Proceeding with Caution on the Current Version of the I-485

On June 26, 2017, USCIS released a new version of the I-485, Application to Register Permanent Residence or Adjust Status.   This version of the form asks new questions that weren't on the previous version under Part 8 - General Eligibility and Inadmissibility Grounds.  

When answering these questions, it is essential for an applicant to make sure that they are accurately answering these questions to the best of their knowledge.  While a "Yes" answer may not give rise to a ground of inadmissibility (ie. a reason an applicant cannot have be approved for permanent resident status), a purposeful and incorrect "No" answer can give rise to another issue - an allegation and charge of fraud/misrepresentation.
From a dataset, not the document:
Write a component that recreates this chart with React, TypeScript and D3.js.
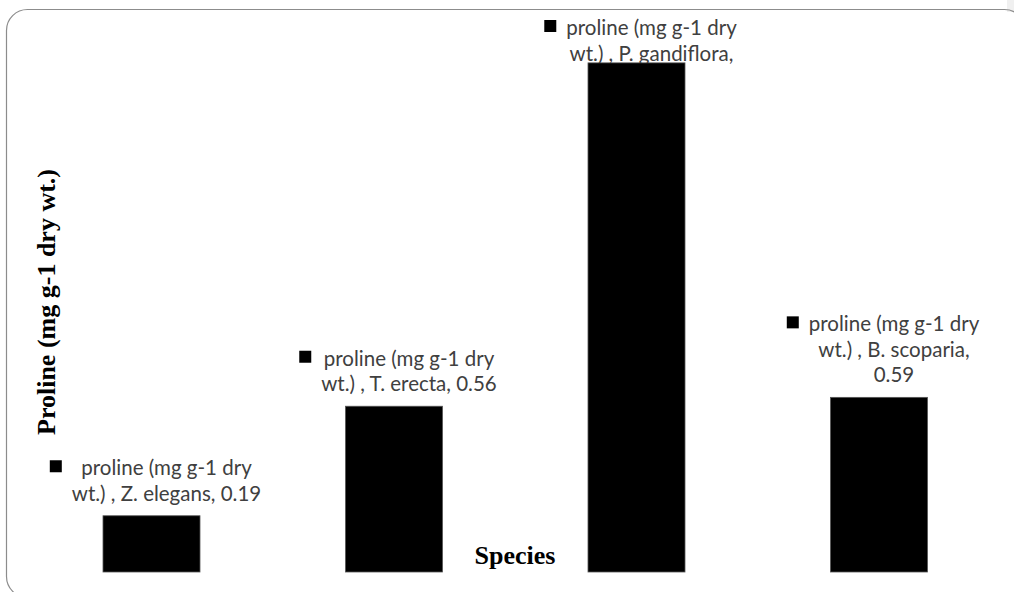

A fraud/misrepresentation finding is a lifetime bar - which can only be waived if the applicant can establish extreme hardship to their Lawful Permanent Resident or US Citizen Parent or Spouse (Lawful Permanent Resident or US Citizen children do not count as qualifying relatives for the hardship waiver). 

For example, Question #16 reads "Have you EVER worked in the United States without authorization?"  For most applicants for adjustment of status, having worked in the U.S. without authorization could lead to a denial of an adjustment application.  However, for immediate relatives (spouses, parents and unmarried children under age 21 of US Citizens), it does not.  It would also lead to denial for employment based adjustment applicants, unless they qualify for exception under INA §245(k). 

However, if either applicant fails to disclose the unauthorized employment, USCIS could charge them with inadmissibility under INA §212(a)(6)(c) - Fraud/Misrepresentation.  In some situations, this may be ultimately a salvageable issue - on legal grounds - but it could give rise to USCIS choosing to deny the adjustment application as a matter of discretion.

Ultimately, its become essential, now more than ever, that applicants with any type of adverse history (Criminal or immigration), speak to an experienced immigration attorney before applying for adjustment.